I will try this because I don’t care for mine at all


----------



## Apostata (Aug 28, 2019)

Hi all,

I'm a newb looking for a small practice amp. I'm looking at the Traynor alongside others (like the Vox Mini3, Marshall MG15G, etc), but when I watched this link (Review: Traynor DH25H QuarterHorse MicroAmp | Guitarworld) all I saw was it being used as an auxillary fx unit. So, to ask a dumb question, does this actually work as a standalone amp?

Many thanks.


----------



## greco (Jul 15, 2007)

Apostata said:


> So, to ask a dumb question, does this actually work as a standalone amp?


Welcome to the forum.

Yes...Once you add a cab. 

*IMPORTANT:* Remember that you will need a *speaker cable* between the Traynor QuarterHorse and the speaker cab. This is different kind of cable compared to the *instrument cable *between your guitar and the amp.

These are great little amps! The other advantage is that you can try various sizes and configurations of speakers and cabs.

All the best in your search.

Keep us updated with your progress.

Cheers

Dave


----------



## allthumbs56 (Jul 24, 2006)

Apostata said:


> Hi all,
> 
> I'm a newb looking for a small practice amp. I'm looking at the Traynor alongside others (like the Vox Mini3, Marshall MG15G, etc), but when I watched this link (Review: Traynor DH25H QuarterHorse MicroAmp | Guitarworld) all I saw was it being used as an auxillary fx unit. So, to ask a dumb question, does this actually work as a standalone amp?
> 
> Many thanks.


Welcome to the site. The Quarterhorse is like a mini-head - it has a "speaker-out" that you connect by cable to a separate speaker cabinet. An amp like the little Marshall has it's own speaker built in.


----------



## Apostata (Aug 28, 2019)

Got it. Thanks, @allthumbs56 and @greco.


----------



## MarkM (May 23, 2019)

Well I noticed that these are on sale at L&M for $80 this weekend. I just happened to be going into the city so I ended up buying a rental one for $50!

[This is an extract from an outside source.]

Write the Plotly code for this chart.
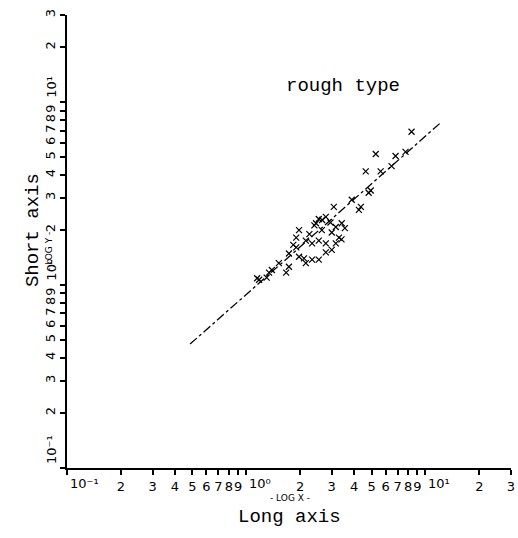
import numpy as np
import plotly.graph_objects as go

# Scatter data (Long axis, Short axis)
long_axis = [8.36, 5.28, 4.64, 5.62, 6.47, 7.74, 6.81, 4.82, 4.25, 3.88,
             3.08, 2.78, 3.41, 3.16, 2.45, 2.64, 2.54, 2.33, 2.15, 1.97,
             1.90, 1.73, 2.78, 3.16, 3.29, 3.00, 2.54, 2.33, 2.15, 1.97,
             1.73, 1.67, 1.52, 1.39, 1.18, 1.34, 1.90, 2.78, 3.00, 2.54,
             4.95, 4.36, 2.95, 2.65, 2.40, 1.83, 3.55, 3.40, 2.10, 2.25,
             1.30, 1.15]
short_axis = [6.90, 5.21, 4.19, 4.19, 4.47, 5.35, 5.08, 3.20, 2.58, 2.93,
              2.68, 2.36, 2.18, 2.08, 2.18, 2.00, 1.75, 1.69, 1.75, 2.00,
              1.61, 1.49, 1.69, 1.69, 1.82, 1.56, 1.38, 1.38, 1.32, 1.43,
              1.26, 1.17, 1.32, 1.21, 1.07, 1.17, 1.82, 1.51, 1.94, 2.30,
              3.29, 2.68, 2.20, 2.27, 2.12, 1.66, 2.05, 1.78, 1.40, 1.90,
              1.10, 1.09]

# Regression line end points
line_x = [0.486, 12.1]
line_y = [0.476, 7.7]

# Axis ticks
tick_vals = [0.1, 0.2, 0.3, 0.4, 0.5, 0.6, 0.7, 0.8, 0.9,
             1, 2, 3, 4, 5, 6, 7, 8, 9, 10, 20, 30]
tick_text = ["", "2", "3", "4", "5", "6", "7", "8", "9",
             "", "2", "3", "4", "5", "6", "7", "8", "9",
             "", "2", "3"]
decade_vals = [0.1, 1, 10]
decade_text = ["10⁻¹", "10⁰", "10¹"]

TICKFONT = dict(family="DejaVu Sans", size=13, color="black")

fig = go.Figure()
fig.add_trace(go.Scatter(x=line_x, y=line_y, mode="lines",
                         line=dict(color="black", width=1.3, dash="dashdot"),
                         showlegend=False, hoverinfo="skip"))
fig.add_trace(go.Scatter(x=long_axis, y=short_axis, mode="markers",
                         marker=dict(symbol="x-thin-open", size=6, color="black",
                                     line=dict(color="black", width=1.2)),
                         showlegend=False))

axis_common = dict(type="log", range=[-1, np.log10(30)], showgrid=False,
                   zeroline=False, showline=True, linecolor="black", linewidth=2,
                   ticks="outside", ticklen=5, tickwidth=1.5, tickcolor="black",
                   tickmode="array", tickvals=tick_vals, ticktext=tick_text,
                   tickfont=TICKFONT, mirror=False, automargin=False)

annotations = [
    dict(text="rough type", x=0.622, y=0.872, xref="paper", yref="paper",
         showarrow=False, font=dict(family="Liberation Mono", size=19, color="black")),
    dict(text="Short axis", x=-0.106, y=0.525, xref="paper", yref="paper",
         showarrow=False, textangle=-90,
         font=dict(family="Liberation Mono", size=19, color="black")),
    dict(text="- LOG Y -", x=-0.056, y=0.477, xref="paper", yref="paper",
         showarrow=False, textangle=-90,
         font=dict(family="DejaVu Sans", size=9, color="black")),
    dict(text="- LOG X -", x=0.502, y=-0.082, xref="paper", yref="paper",
         showarrow=False,
         font=dict(family="DejaVu Sans", size=9, color="black")),
    dict(text="Long axis", x=0.502, y=-0.136, xref="paper", yref="paper",
         showarrow=False,
         font=dict(family="Liberation Mono", size=19, color="black")),
]
for v, t in zip(decade_vals, decade_text):
    annotations.append(dict(text=t, x=np.log10(v), y=0, xref="x", yref="paper",
                            xanchor="left", yanchor="top", yshift=-6, xshift=1,
                            showarrow=False, font=TICKFONT))
    annotations.append(dict(text=t, x=0, y=np.log10(v), xref="paper", yref="y",
                            xanchor="right", yanchor="bottom", xshift=-6, yshift=2,
                            textangle=-90, showarrow=False, font=TICKFONT))

fig.update_layout(
    width=518, height=538,
    margin=dict(l=67, r=7, t=15, b=70),
    paper_bgcolor="white", plot_bgcolor="white",
    xaxis=dict(**axis_common, tickangle=0),
    yaxis=dict(**axis_common, tickangle=-90),
    annotations=annotations,
)

fig.write_html(
    "out.html",
    config={"displayModeBar": False},
    post_script="document.body.style.margin='0';document.body.style.overflow='hidden';",
)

I missed the last sale by a day so I guess it's karma?


----------



## reckless toboggan (Mar 9, 2019)

MarkM said:


> Well I noticed that these are on sale at L&M for $80 this weekend. I just happened to be going into the city so I ended up buying a rental one for $50!
> 
> I missed the last sale by a day so I guess it's karma?


WHAT!?!


----------



## knight_yyz (Mar 14, 2015)

yup, on sale for $79.99 Traynor - Quarterhorse 25 Watt Amp


----------



## reckless toboggan (Mar 9, 2019)

Yah. I just looked online and saw that for myself. Great deal. Wow.


----------



## MarkM (May 23, 2019)

MarkM said:


> Well I noticed that these are on sale at L&M for $80 this weekend. I just happened to be going into the city so I ended up buying a rental one for $50!
> 
> I missed the last sale by a day so I guess it's karma?


Really was Karma , fing thing didn't work!

Took it back and bought the $80 new one.

Problem is my grandsons mom had some health issues and he is bunking with us. I can't try it out!


----------